— start DATA LINES —

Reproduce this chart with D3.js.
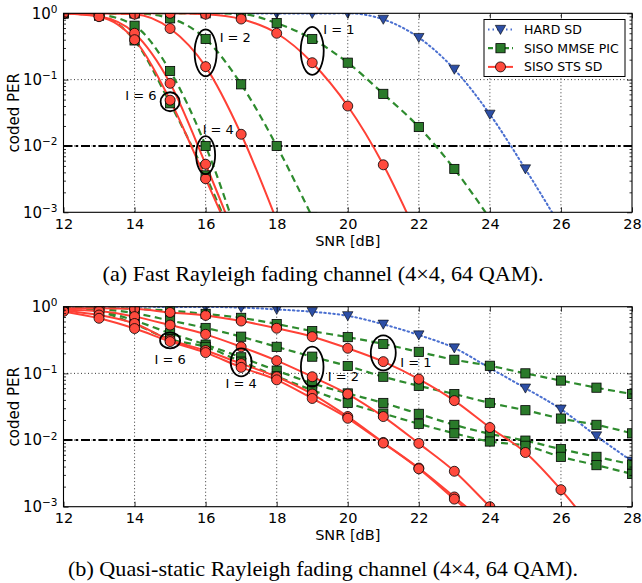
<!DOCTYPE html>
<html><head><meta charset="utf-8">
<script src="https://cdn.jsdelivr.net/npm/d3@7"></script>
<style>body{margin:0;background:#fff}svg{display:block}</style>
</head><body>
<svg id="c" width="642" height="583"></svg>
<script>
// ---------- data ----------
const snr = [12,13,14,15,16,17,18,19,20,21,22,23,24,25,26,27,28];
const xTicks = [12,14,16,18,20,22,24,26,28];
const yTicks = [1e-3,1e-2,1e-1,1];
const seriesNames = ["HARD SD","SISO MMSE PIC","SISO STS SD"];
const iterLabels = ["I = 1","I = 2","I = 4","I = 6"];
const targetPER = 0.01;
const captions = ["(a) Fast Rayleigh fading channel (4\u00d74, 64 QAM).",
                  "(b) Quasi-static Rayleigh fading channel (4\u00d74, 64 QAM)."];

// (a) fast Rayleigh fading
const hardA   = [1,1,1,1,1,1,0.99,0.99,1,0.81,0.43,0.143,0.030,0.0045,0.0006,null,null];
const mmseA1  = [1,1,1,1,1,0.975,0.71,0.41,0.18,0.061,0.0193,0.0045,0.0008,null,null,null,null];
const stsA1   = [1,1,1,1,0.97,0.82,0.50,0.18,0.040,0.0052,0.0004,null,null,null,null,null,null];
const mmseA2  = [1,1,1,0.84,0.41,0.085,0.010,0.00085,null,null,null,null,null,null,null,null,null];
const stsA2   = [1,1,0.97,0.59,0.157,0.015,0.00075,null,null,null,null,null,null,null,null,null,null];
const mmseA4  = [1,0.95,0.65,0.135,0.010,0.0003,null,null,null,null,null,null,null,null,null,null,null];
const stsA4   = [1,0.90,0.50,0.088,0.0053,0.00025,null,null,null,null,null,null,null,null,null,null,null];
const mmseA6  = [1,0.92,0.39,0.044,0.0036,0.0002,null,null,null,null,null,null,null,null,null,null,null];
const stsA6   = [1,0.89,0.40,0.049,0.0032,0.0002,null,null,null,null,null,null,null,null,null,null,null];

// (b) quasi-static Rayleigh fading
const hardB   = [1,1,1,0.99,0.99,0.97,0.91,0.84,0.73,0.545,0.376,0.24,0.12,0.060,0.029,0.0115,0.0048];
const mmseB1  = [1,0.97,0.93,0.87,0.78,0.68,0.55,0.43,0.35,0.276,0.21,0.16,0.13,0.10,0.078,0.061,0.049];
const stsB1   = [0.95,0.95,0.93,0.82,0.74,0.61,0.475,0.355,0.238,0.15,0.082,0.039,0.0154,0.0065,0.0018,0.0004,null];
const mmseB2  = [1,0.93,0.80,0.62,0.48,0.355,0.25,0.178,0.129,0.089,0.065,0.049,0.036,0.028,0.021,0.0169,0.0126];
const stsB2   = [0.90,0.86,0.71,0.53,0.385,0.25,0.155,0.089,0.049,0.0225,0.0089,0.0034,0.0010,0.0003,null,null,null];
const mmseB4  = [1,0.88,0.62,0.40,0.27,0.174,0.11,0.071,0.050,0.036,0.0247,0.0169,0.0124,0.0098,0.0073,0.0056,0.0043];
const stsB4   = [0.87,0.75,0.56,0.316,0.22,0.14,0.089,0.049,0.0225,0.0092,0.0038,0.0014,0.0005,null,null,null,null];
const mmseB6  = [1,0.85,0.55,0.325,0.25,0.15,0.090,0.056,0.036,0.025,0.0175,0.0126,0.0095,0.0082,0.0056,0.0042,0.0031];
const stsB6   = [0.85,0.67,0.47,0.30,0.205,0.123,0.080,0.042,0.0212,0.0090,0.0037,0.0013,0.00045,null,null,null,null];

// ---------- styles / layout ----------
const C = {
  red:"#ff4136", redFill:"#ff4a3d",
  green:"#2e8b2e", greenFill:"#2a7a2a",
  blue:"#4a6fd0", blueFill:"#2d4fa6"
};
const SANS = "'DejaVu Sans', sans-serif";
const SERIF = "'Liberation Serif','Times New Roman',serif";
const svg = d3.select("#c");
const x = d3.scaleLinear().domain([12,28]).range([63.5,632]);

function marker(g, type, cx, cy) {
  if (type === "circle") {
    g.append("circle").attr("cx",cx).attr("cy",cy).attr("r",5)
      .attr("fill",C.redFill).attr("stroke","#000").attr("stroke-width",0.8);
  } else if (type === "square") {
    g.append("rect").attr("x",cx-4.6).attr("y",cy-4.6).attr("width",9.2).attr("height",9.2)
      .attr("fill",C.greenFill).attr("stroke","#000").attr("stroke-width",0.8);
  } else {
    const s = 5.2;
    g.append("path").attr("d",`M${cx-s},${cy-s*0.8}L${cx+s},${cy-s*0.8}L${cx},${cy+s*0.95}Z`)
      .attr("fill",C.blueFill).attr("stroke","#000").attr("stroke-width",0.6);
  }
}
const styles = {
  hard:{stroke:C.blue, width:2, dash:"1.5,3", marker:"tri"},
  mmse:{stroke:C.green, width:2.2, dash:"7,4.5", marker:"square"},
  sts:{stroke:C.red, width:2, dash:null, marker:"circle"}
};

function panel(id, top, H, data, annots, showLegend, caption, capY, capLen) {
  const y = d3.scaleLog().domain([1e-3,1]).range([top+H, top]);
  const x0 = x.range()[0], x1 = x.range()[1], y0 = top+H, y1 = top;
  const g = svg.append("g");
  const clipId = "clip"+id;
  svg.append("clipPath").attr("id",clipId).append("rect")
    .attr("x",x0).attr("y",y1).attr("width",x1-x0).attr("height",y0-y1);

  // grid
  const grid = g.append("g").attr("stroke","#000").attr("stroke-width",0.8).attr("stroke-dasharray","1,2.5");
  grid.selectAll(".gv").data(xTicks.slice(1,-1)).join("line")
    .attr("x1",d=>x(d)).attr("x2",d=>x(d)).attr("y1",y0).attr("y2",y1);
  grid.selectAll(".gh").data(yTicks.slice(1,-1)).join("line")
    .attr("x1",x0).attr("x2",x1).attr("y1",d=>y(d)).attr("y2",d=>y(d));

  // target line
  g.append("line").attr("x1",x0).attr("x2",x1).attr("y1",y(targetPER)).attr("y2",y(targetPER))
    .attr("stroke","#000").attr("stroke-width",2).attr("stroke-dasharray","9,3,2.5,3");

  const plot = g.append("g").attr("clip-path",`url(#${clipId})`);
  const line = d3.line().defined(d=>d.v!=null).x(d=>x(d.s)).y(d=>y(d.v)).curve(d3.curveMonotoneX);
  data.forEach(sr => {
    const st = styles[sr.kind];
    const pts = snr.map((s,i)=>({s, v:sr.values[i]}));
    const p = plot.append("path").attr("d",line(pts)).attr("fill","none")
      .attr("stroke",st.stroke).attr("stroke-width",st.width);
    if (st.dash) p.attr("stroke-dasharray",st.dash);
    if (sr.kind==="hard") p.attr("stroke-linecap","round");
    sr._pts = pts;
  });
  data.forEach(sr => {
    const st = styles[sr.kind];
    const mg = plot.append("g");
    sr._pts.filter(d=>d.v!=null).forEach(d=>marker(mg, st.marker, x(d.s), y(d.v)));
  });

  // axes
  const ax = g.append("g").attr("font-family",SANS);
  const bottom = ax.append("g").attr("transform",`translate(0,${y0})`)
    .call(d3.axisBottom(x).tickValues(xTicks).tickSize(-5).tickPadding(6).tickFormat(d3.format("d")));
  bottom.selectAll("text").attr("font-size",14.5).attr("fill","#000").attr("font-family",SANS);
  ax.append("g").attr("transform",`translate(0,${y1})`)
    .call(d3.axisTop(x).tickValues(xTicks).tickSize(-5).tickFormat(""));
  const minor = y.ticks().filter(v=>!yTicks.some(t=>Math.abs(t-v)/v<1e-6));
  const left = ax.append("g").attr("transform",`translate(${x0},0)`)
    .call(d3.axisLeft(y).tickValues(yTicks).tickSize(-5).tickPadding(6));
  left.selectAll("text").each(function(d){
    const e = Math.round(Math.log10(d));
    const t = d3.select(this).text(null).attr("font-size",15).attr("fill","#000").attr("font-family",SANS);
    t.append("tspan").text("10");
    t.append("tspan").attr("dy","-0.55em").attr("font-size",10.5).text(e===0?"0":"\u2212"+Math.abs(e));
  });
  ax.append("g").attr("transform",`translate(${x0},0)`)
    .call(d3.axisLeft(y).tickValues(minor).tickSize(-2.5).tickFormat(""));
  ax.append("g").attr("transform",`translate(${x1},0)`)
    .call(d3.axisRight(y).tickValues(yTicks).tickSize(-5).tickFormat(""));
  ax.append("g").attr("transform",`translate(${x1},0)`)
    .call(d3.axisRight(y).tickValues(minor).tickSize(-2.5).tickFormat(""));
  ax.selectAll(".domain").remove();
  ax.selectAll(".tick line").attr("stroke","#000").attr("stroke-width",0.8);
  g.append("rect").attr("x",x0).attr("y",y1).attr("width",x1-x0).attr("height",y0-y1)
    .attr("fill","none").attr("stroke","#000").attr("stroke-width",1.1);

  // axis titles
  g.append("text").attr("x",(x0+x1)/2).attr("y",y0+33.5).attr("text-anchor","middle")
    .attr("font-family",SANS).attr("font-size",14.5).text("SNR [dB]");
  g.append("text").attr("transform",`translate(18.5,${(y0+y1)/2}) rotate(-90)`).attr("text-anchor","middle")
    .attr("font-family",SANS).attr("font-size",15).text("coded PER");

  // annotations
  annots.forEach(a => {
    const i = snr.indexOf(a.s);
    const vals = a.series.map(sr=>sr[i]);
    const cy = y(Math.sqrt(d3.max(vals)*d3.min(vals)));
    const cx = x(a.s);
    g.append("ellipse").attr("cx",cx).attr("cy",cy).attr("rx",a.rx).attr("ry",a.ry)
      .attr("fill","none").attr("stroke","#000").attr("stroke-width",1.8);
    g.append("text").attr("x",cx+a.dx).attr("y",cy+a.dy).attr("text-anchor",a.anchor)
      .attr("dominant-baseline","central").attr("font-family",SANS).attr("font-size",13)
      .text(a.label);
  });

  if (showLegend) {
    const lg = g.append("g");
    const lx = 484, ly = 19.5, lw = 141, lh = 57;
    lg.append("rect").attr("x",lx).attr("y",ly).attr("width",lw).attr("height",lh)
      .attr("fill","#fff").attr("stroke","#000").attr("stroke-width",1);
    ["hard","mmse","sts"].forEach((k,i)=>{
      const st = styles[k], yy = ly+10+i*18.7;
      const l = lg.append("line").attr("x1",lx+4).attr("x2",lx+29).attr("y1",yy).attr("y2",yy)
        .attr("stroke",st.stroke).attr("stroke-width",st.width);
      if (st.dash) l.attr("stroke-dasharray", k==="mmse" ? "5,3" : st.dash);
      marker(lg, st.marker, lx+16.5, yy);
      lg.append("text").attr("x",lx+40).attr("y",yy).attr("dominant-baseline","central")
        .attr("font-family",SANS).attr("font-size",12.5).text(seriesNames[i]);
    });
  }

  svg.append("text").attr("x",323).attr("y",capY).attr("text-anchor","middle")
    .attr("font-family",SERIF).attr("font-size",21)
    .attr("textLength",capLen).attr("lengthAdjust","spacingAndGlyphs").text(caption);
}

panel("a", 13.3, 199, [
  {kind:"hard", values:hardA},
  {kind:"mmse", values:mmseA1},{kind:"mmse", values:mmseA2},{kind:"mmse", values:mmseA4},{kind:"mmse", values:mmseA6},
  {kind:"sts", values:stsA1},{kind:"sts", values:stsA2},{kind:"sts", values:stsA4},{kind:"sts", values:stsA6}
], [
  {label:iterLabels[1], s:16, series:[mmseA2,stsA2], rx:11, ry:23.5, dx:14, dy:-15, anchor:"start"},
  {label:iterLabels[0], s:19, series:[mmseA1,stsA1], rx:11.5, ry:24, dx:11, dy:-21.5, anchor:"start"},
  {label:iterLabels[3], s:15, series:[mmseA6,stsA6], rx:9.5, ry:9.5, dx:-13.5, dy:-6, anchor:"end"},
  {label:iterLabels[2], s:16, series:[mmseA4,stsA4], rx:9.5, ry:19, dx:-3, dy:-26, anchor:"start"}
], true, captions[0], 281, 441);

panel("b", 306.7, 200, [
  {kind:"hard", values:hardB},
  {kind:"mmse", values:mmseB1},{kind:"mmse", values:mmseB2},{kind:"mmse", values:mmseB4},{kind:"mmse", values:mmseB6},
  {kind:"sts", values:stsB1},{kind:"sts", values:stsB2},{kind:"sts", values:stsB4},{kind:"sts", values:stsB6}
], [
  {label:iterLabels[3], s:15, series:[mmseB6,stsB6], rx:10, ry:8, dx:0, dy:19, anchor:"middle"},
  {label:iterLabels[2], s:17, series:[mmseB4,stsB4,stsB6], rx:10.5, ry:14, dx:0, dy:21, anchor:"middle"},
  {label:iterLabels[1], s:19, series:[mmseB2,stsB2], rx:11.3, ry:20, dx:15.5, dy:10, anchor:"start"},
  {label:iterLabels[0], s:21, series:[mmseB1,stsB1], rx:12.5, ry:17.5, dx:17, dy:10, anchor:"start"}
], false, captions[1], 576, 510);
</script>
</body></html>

— end DATA LINES —

### EXERCISE
From the first line of the material down to the line containing "Quasi-static Rayleigh fading channel", inclusive, return each line exactly, skipping any picture.

### TASK SOLUTION
Reproduce this chart with D3.js.
<!DOCTYPE html>
<html><head><meta charset="utf-8">
<script src="https://cdn.jsdelivr.net/npm/d3@7"></script>
<style>body{margin:0;background:#fff}svg{display:block}</style>
</head><body>
<svg id="c" width="642" height="583"></svg>
<script>
// ---------- data ----------
const snr = [12,13,14,15,16,17,18,19,20,21,22,23,24,25,26,27,28];
const xTicks = [12,14,16,18,20,22,24,26,28];
const yTicks = [1e-3,1e-2,1e-1,1];
const seriesNames = ["HARD SD","SISO MMSE PIC","SISO STS SD"];
const iterLabels = ["I = 1","I = 2","I = 4","I = 6"];
const targetPER = 0.01;
const captions = ["(a) Fast Rayleigh fading channel (4\u00d74, 64 QAM).",
                  "(b) Quasi-static Rayleigh fading channel (4\u00d74, 64 QAM)."];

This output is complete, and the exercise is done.